Single-cell data analysis revealed that fibroblast-characteristic genes were overexpressed in Sid's cancer cells. His concierge medical service found an experimental FAP-targeted therapy in Germany. The radioligand therapy using Lutetium-177 proved remarkably effective - Sid's tumor shrank enough for surgery. Post-surgery analysis showed immune T-cell infiltration jumped from 19% to 89%, suggesting that his combined treatments massively activated anti-cancer immune response.

Sid undergoing experimental radiotherapy in Germany


Sid's cancer before and after surgery

7. Current and Future Treatment Plans

Sid's cancer is now in remission.
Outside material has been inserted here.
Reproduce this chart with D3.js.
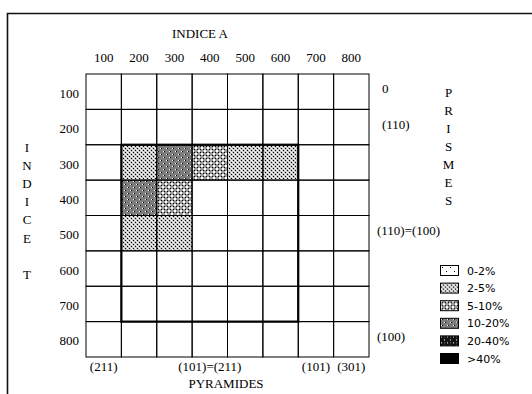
<!DOCTYPE html>
<html>
<head>
<meta charset="utf-8">
<script src="https://cdn.jsdelivr.net/npm/d3@7/dist/d3.min.js"></script>
<style>
  html, body { margin: 0; padding: 0; background: #fff; }
  svg { display: block; }
  .serif { font-family: "Liberation Serif", "Times New Roman", serif; font-size: 13px; fill: #000; }
  .legend-text { font-family: "DejaVu Sans", sans-serif; font-size: 11px; fill: #000; }
</style>
</head>
<body>
<svg id="chart" width="532" height="394"></svg>
<script>
// Index values along both axes
const colLabels = ["100", "200", "300", "400", "500", "600", "700", "800"];
const rowLabels = ["100", "200", "300", "400", "500", "600", "700", "800"];

// Frequency classes
const levels = ["0-2%", "2-5%", "5-10%", "10-20%", "20-40%", ">40%"];

// Shaded cells: row index (INDICE T), column index (INDICE A), class
const cellRows   = ["300", "300", "300", "300", "300", "400", "400", "500", "500"];
const cellCols   = ["200", "300", "400", "500", "600", "200", "300", "200", "300"];
const cellLevels = ["2-5%", "10-20%", "5-10%", "2-5%", "2-5%", "10-20%", "5-10%", "2-5%", "2-5%"];

// Outlined domain
const boxCols = ["200", "600"];
const boxRows = ["300", "700"];

// Annotations under the grid (PYRAMIDES) and to its right (PRISMES)
const bottomCols = ["100", "400", "700", "800"];
const bottomText = ["(211)", "(101)=(211)", "(101)", "(301)"];
const rightRows  = ["100", "200", "500", "800"];
const rightText  = ["0", "(110)", "(110)=(100)", "(100)"];

const svg = d3.select("#chart");

const x = d3.scaleBand().domain(colLabels).range([86, 369]);
const y = d3.scaleBand().domain(rowLabels).range([74, 357]);

// ---- fill patterns for the classes ----
const defs = svg.append("defs");
function pattern(id, w, h, bg, dots) {
  const p = defs.append("pattern")
    .attr("id", id).attr("patternUnits", "userSpaceOnUse")
    .attr("width", w).attr("height", h);
  p.append("rect").attr("width", w).attr("height", h).attr("fill", bg);
  dots.forEach(([dx, dy, c, s]) => {
    p.append("rect").attr("x", dx).attr("y", dy)
      .attr("width", s || 1).attr("height", s || 1)
      .attr("fill", c).attr("shape-rendering", "crispEdges");
  });
}
pattern("lv0", 8, 8, "#ffffff", [[2, 2, "#000"], [6, 6, "#000"]]);
pattern("lv1", 4, 4, "#c4c4c4", [[1, 0, "#000"], [3, 2, "#000"], [1, 2, "#fff"], [3, 0, "#fff"], [0, 1, "#e6e6e6"], [2, 3, "#e6e6e6"]]);
pattern("lv2", 6, 6, "#9c9c9c", [[0, 0, "#fff", 2], [3, 3, "#fff", 2], [2, 2, "#000"], [5, 5, "#000"], [5, 2, "#000"], [2, 5, "#000"]]);
pattern("lv3", 6, 6, "#7c7c7c", [[1, 1, "#fff"], [2, 1, "#000"], [4, 4, "#fff"], [5, 4, "#000"]]);
pattern("lv4", 6, 6, "#141414", [[1, 1, "#fff"], [4, 4, "#fff"], [4, 1, "#777"]]);
pattern("lv5", 4, 4, "#000000", []);
const fillFor = lv => `url(#lv${levels.indexOf(lv)})`;

// ---- outer frame ----
svg.append("path")
  .attr("d", "M7.5,400 V13.5 H540")
  .attr("fill", "none").attr("stroke", "#111").attr("stroke-width", 1.6);

// ---- grid cells ----
const cellData = cellRows.map((r, i) => ({ row: r, col: cellCols[i], level: cellLevels[i] }));
const grid = [];
rowLabels.forEach(r => colLabels.forEach(c => grid.push({ row: r, col: c })));

svg.append("g").selectAll("rect").data(grid).join("rect")
  .attr("x", d => x(d.col)).attr("y", d => y(d.row))
  .attr("width", x.bandwidth()).attr("height", y.bandwidth())
  .attr("fill", "#fff");

svg.append("g").selectAll("rect").data(cellData).join("rect")
  .attr("x", d => x(d.col)).attr("y", d => y(d.row))
  .attr("width", x.bandwidth()).attr("height", y.bandwidth())
  .attr("fill", d => fillFor(d.level));

svg.append("g").selectAll("rect").data(grid).join("rect")
  .attr("x", d => x(d.col)).attr("y", d => y(d.row))
  .attr("width", x.bandwidth()).attr("height", y.bandwidth())
  .attr("fill", "none").attr("stroke", "#000").attr("stroke-width", 1);

// heavy outline of the domain
svg.append("rect")
  .attr("x", x(boxCols[0])).attr("y", y(boxRows[0]))
  .attr("width", x(boxCols[1]) + x.bandwidth() - x(boxCols[0]))
  .attr("height", y(boxRows[1]) + y.bandwidth() - y(boxRows[0]))
  .attr("fill", "none").attr("stroke", "#000").attr("stroke-width", 2.2);

// ---- axes ----
const topAxis = svg.append("g").attr("class", "serif")
  .attr("transform", "translate(0,74)")
  .call(d3.axisTop(x).tickSize(0).tickPadding(12));
const leftAxis = svg.append("g")
  .attr("transform", "translate(86,2)")
  .call(d3.axisLeft(y).tickSize(0).tickPadding(7));
[topAxis, leftAxis].forEach(g => {
  g.select(".domain").remove();
  g.selectAll("text").attr("class", "serif").attr("fill", "#000")
    .style("font-family", "Liberation Serif").style("font-size", "13px");
});

// axis titles
svg.append("text").attr("class", "serif").attr("x", 200).attr("y", 37.5)
  .attr("text-anchor", "middle").text("INDICE A");
svg.append("text").attr("class", "serif").attr("x", 226).attr("y", 387.5)
  .attr("text-anchor", "middle").text("PYRAMIDES");

// vertical titles, one letter per line
function verticalWord(word, cx, cy0, step) {
  svg.append("g").selectAll("text").data(word.split("")).join("text")
    .attr("class", "serif")
    .attr("x", cx).attr("y", (d, i) => cy0 + i * step + 4.5)
    .attr("text-anchor", "middle").text(d => d);
}
verticalWord("INDICE T", 27, 147, 18.2);
verticalWord("PRISMES", 448.5, 92.5, 18);

// annotations under the grid
svg.append("g").selectAll("text").data(bottomCols).join("text")
  .attr("class", "serif")
  .attr("x", d => x(d) + x.bandwidth() / 2).attr("y", 371)
  .attr("text-anchor", "middle")
  .text((d, i) => bottomText[i]);

// annotations right of the grid
svg.append("g").selectAll("text").data(rightRows).join("text")
  .attr("class", "serif")
  .attr("x", (d, i) => i < 2 ? 382 : 377)
  .attr("y", d => y(d) + y.bandwidth() / 2 + 1.5)
  .text((d, i) => rightText[i]);

// ---- legend ----
const legend = svg.append("g").attr("transform", "translate(440,265)");
const item = legend.selectAll("g").data(levels).join("g")
  .attr("transform", (d, i) => `translate(0,${i * 17.6})`);
item.append("rect")
  .attr("x", 0.5).attr("y", 0.5).attr("width", 18).attr("height", 10)
  .attr("fill", d => fillFor(d)).attr("stroke", "#000").attr("stroke-width", 1);
item.append("text").attr("class", "legend-text")
  .attr("x", 27).attr("y", 9.5)
  .text(d => d);
</script>
</body>
</html>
Under the motto "Stay Paranoid," the next step is an mRNA-based personalized neoantigen vaccine to maintain the immune response, with monthly precision blood tests. As a backup, they're developing personalized cell-based therapies with genetic logic gates that respond to multiple signals to kill cancer cells.

Sid's neoantigen vaccine process


Sid's escalating "therapeutic ladder" of possible treatments

8. Challenges of Future Medical Systems

Sid's case reveals clear bottlenecks: hospital systems resist patient-driven "Founder Mode" approaches; whole-genome sequencing still isn't integrated into standard cancer care despite plummeting costs; and under Eroom's Law, new drug development costs averaged $4.4 billion between 2017-2020, pushing pharma to focus only on blockbuster drugs while promising experimental treatments get abandoned.


9. The Rise of Personalized Medicine and Regulatory Changes

Sid leveraged the FDA's individual patient expanded access IND application to gain approval for 5 experimental drugs within 48 hours. CRISPR-based personalized therapies are gaining traction - in May 2025, the first personalized CRISPR treatment was administered to a baby in Philadelphia. Moderna's clinical results showed neoantigen vaccines combined with immune checkpoint inhibitors nearly halved cancer recurrence risk.


10. Future Cancer Treatment Scenario

In 10-20 years: consumer cancer diagnostic kits detect abnormalities; AI agents on concierge oncology platforms analyze records; bioinformatics agents generate reports in hours; patients receive immune checkpoint inhibitors (now generic, under $1,000) with off-the-shelf cancer vaccines and personalized radiotherapy - no chemotherapy, total cost $175,000, less than current average pancreatic cancer treatment.


Conclusion

Sid Sijbrandij's cancer journey goes beyond one billionaire's success story to reveal both the possibilities and limitations of medicine. His "Founder Mode" approach emphasizes maximized information utilization, customized solution development, and rapid iteration - just like technological innovation. As William Gibson said, "The future is already here - it's just not evenly distributed." His story gives hope that with advancing technology and willingness to change, his experience could one day become the standard for cancer treatment.